■ Material for the task
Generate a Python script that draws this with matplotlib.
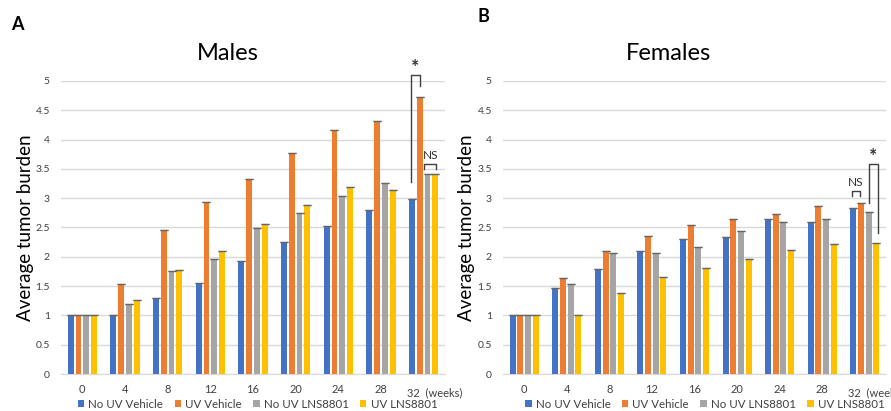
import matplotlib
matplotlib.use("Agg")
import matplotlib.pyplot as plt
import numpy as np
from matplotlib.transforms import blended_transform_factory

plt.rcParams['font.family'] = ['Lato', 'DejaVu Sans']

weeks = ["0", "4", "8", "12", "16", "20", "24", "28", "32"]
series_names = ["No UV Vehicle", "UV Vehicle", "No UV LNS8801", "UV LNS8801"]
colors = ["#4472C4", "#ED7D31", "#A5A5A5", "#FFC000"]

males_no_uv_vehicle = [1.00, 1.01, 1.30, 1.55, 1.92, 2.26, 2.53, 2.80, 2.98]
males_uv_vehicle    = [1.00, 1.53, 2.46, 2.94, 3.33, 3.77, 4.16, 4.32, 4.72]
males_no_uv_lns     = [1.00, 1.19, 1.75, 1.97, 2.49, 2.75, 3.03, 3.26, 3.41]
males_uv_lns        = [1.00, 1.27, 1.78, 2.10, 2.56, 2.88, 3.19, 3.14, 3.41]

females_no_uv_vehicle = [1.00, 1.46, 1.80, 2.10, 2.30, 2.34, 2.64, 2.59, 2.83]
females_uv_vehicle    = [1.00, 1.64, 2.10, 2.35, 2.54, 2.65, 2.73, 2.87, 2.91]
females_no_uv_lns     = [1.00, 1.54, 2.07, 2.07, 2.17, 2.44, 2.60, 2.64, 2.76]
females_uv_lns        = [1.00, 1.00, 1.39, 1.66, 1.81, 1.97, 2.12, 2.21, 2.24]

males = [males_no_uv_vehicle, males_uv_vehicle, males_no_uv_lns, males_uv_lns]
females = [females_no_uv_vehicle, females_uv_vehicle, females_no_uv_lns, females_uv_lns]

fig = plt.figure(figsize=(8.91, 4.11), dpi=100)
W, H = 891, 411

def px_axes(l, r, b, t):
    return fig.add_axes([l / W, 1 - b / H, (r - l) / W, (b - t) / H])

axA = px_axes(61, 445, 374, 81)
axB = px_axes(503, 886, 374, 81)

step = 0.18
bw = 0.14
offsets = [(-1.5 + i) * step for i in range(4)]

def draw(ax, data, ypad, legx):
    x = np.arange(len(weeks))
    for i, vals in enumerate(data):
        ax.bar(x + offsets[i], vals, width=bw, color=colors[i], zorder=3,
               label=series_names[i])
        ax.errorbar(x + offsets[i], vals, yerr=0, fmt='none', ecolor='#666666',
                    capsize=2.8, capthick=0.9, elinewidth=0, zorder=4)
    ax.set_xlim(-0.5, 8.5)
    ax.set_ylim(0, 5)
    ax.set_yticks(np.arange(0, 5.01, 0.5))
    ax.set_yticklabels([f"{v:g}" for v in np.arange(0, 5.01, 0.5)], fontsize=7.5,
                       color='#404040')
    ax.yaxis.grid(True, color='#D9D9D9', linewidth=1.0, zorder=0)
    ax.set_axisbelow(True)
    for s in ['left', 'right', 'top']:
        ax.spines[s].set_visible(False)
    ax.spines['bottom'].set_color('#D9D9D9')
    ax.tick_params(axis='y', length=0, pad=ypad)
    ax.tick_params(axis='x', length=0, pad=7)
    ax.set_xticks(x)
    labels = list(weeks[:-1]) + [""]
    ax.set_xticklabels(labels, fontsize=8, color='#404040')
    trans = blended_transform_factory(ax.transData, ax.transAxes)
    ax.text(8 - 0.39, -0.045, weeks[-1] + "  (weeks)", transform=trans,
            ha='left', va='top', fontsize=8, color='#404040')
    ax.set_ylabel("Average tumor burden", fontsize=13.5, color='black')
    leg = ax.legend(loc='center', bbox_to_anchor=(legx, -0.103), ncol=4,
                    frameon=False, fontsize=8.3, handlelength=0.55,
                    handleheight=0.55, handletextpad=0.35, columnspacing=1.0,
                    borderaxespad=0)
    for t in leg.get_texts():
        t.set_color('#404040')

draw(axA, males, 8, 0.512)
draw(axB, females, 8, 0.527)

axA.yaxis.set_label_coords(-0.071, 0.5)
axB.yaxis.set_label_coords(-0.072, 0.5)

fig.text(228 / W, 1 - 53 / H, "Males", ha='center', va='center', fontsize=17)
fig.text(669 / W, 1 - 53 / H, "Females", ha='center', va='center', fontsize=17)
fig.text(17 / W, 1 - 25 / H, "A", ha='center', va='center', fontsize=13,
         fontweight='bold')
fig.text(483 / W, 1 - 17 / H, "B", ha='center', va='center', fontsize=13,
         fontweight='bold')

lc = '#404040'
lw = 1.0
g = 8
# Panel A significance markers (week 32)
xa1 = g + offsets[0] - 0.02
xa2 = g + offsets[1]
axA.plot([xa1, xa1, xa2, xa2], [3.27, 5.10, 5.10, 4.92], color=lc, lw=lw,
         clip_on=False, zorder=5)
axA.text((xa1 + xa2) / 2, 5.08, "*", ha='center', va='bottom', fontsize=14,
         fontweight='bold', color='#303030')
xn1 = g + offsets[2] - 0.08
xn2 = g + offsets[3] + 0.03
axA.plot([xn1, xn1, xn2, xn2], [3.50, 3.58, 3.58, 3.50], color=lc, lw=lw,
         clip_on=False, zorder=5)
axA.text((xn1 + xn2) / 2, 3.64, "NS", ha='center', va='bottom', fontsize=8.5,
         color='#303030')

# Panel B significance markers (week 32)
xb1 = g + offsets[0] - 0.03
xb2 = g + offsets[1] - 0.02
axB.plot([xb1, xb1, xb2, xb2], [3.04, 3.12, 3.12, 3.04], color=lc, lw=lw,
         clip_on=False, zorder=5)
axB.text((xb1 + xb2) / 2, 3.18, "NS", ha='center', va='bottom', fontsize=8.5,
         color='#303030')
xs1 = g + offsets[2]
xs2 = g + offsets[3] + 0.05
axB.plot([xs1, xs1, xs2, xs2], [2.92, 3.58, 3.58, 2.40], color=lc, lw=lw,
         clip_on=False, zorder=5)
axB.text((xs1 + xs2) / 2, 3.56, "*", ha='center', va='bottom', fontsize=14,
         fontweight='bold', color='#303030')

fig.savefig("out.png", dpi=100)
...
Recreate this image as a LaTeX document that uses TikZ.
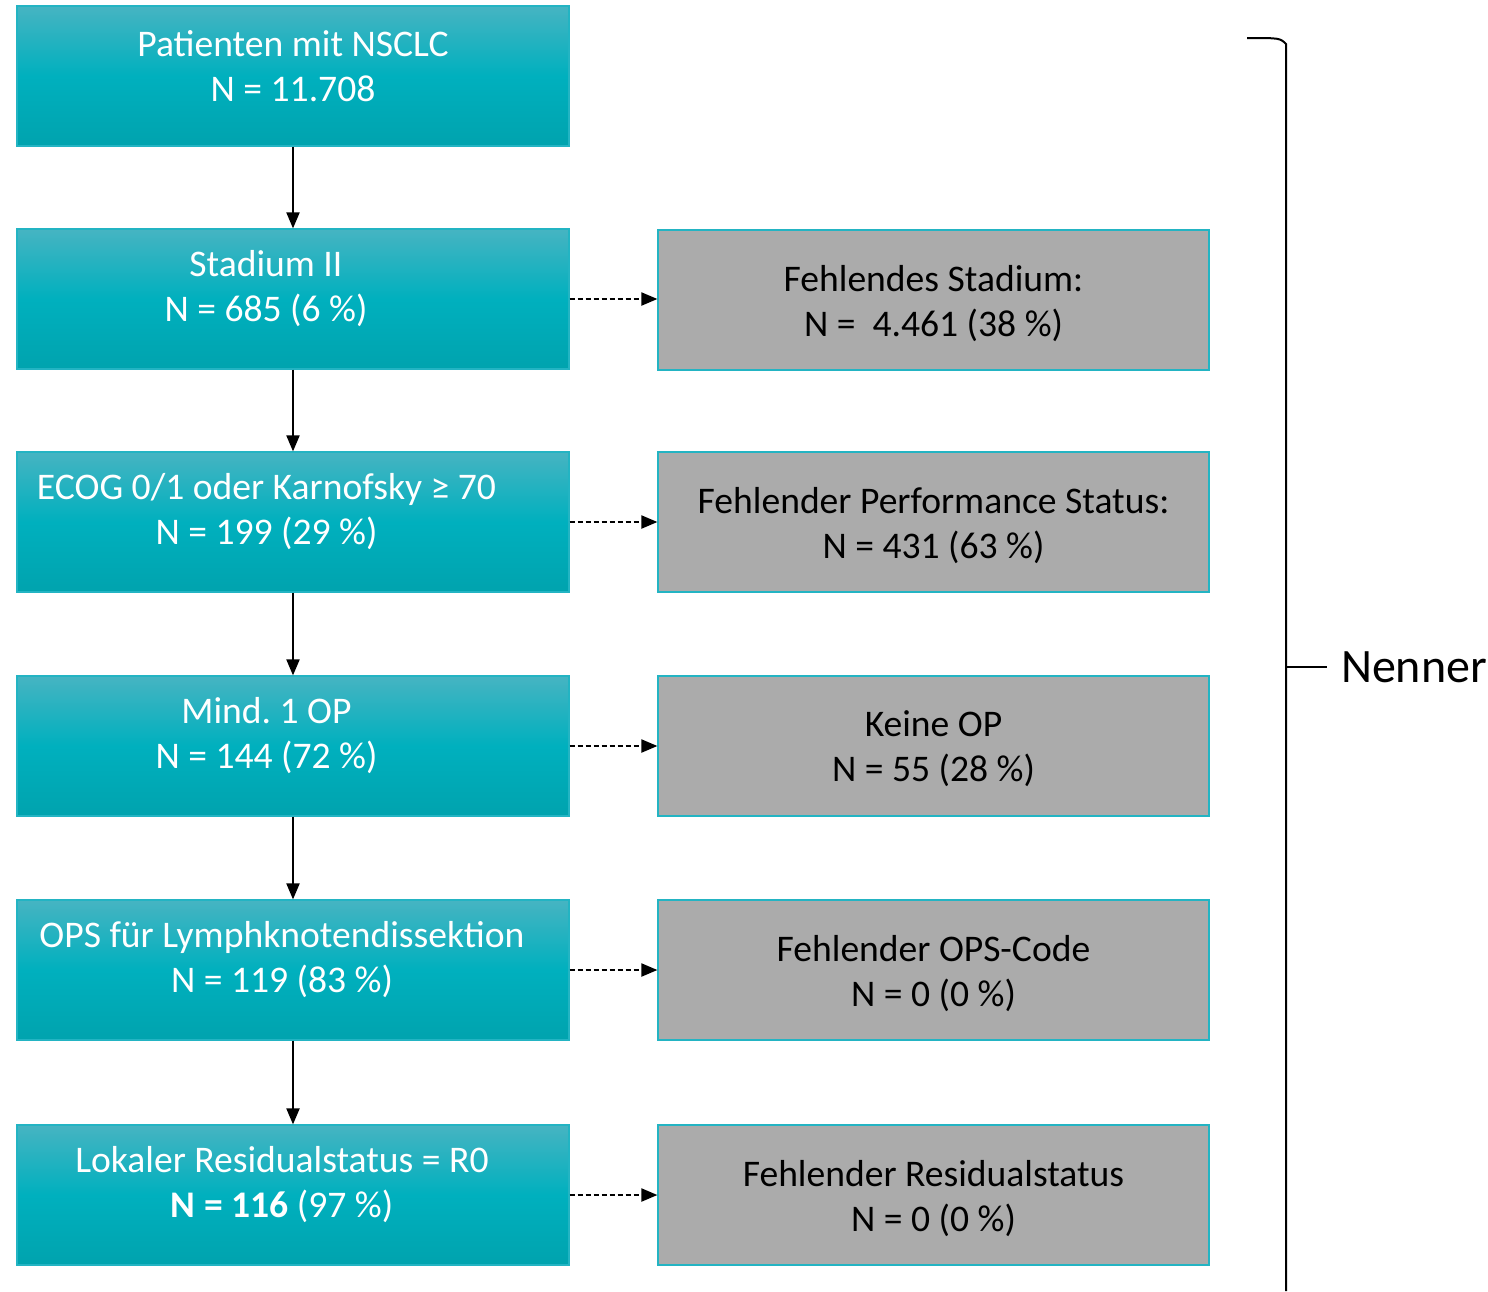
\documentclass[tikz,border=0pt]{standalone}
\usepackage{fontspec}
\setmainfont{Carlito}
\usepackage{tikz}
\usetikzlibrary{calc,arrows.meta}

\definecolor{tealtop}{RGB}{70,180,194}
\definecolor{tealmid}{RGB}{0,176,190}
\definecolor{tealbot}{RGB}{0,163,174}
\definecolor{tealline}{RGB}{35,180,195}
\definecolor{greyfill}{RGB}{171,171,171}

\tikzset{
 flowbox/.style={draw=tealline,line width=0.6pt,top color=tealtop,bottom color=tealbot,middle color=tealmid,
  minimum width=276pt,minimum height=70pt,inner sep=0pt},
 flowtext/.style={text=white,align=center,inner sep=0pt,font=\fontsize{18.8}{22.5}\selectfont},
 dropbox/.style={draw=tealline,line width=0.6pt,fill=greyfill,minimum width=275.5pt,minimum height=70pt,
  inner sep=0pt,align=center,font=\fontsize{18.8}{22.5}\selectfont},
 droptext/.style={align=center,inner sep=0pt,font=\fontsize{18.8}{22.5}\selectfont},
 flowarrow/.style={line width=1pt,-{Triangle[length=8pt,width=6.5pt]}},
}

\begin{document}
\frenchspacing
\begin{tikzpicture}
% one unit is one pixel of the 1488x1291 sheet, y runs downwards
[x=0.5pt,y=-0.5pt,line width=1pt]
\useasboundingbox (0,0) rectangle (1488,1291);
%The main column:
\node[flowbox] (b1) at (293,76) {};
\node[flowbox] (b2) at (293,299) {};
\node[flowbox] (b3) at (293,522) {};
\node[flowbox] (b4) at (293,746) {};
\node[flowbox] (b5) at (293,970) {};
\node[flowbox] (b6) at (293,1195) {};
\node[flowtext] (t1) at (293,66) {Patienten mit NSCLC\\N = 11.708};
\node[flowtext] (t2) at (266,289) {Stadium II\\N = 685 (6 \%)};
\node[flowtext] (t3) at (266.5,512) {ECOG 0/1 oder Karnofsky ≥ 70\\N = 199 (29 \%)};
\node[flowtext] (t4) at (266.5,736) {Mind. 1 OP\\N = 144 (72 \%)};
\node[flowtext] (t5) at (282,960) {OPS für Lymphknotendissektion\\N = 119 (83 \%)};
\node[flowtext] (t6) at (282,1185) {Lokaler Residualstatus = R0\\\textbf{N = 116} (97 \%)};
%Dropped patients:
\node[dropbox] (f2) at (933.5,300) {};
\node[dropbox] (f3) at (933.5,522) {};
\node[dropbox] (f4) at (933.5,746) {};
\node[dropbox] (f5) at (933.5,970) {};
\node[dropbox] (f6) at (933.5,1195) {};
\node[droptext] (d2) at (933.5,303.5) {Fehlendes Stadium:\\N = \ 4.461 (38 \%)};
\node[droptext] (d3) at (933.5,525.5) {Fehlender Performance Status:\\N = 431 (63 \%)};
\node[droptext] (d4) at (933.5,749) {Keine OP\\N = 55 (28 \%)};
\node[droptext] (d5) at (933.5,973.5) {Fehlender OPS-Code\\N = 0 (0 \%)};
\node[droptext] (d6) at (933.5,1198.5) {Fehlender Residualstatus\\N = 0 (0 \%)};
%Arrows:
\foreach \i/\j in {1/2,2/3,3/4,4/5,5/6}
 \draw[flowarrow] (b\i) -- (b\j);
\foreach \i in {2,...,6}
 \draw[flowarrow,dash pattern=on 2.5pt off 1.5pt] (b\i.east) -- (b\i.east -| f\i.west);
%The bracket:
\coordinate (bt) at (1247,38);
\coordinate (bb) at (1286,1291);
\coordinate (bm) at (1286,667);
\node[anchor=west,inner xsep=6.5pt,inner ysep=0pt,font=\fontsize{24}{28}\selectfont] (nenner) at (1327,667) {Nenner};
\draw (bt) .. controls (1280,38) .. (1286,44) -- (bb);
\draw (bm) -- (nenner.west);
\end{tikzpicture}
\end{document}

■ Written instruction
What lines above run from the one with "Generate a Python" to the one with "offsets = [(-1.5"? Give them again exactly, ends included, and leave the pictures out.

■ Output for this task
Generate a Python script that draws this with matplotlib.
import matplotlib
matplotlib.use("Agg")
import matplotlib.pyplot as plt
import numpy as np
from matplotlib.transforms import blended_transform_factory

plt.rcParams['font.family'] = ['Lato', 'DejaVu Sans']

weeks = ["0", "4", "8", "12", "16", "20", "24", "28", "32"]
series_names = ["No UV Vehicle", "UV Vehicle", "No UV LNS8801", "UV LNS8801"]
colors = ["#4472C4", "#ED7D31", "#A5A5A5", "#FFC000"]

males_no_uv_vehicle = [1.00, 1.01, 1.30, 1.55, 1.92, 2.26, 2.53, 2.80, 2.98]
males_uv_vehicle    = [1.00, 1.53, 2.46, 2.94, 3.33, 3.77, 4.16, 4.32, 4.72]
males_no_uv_lns     = [1.00, 1.19, 1.75, 1.97, 2.49, 2.75, 3.03, 3.26, 3.41]
males_uv_lns        = [1.00, 1.27, 1.78, 2.10, 2.56, 2.88, 3.19, 3.14, 3.41]

females_no_uv_vehicle = [1.00, 1.46, 1.80, 2.10, 2.30, 2.34, 2.64, 2.59, 2.83]
females_uv_vehicle    = [1.00, 1.64, 2.10, 2.35, 2.54, 2.65, 2.73, 2.87, 2.91]
females_no_uv_lns     = [1.00, 1.54, 2.07, 2.07, 2.17, 2.44, 2.60, 2.64, 2.76]
females_uv_lns        = [1.00, 1.00, 1.39, 1.66, 1.81, 1.97, 2.12, 2.21, 2.24]

males = [males_no_uv_vehicle, males_uv_vehicle, males_no_uv_lns, males_uv_lns]
females = [females_no_uv_vehicle, females_uv_vehicle, females_no_uv_lns, females_uv_lns]

fig = plt.figure(figsize=(8.91, 4.11), dpi=100)
W, H = 891, 411

def px_axes(l, r, b, t):
    return fig.add_axes([l / W, 1 - b / H, (r - l) / W, (b - t) / H])

axA = px_axes(61, 445, 374, 81)
axB = px_axes(503, 886, 374, 81)

step = 0.18
bw = 0.14
offsets = [(-1.5 + i) * step for i in range(4)]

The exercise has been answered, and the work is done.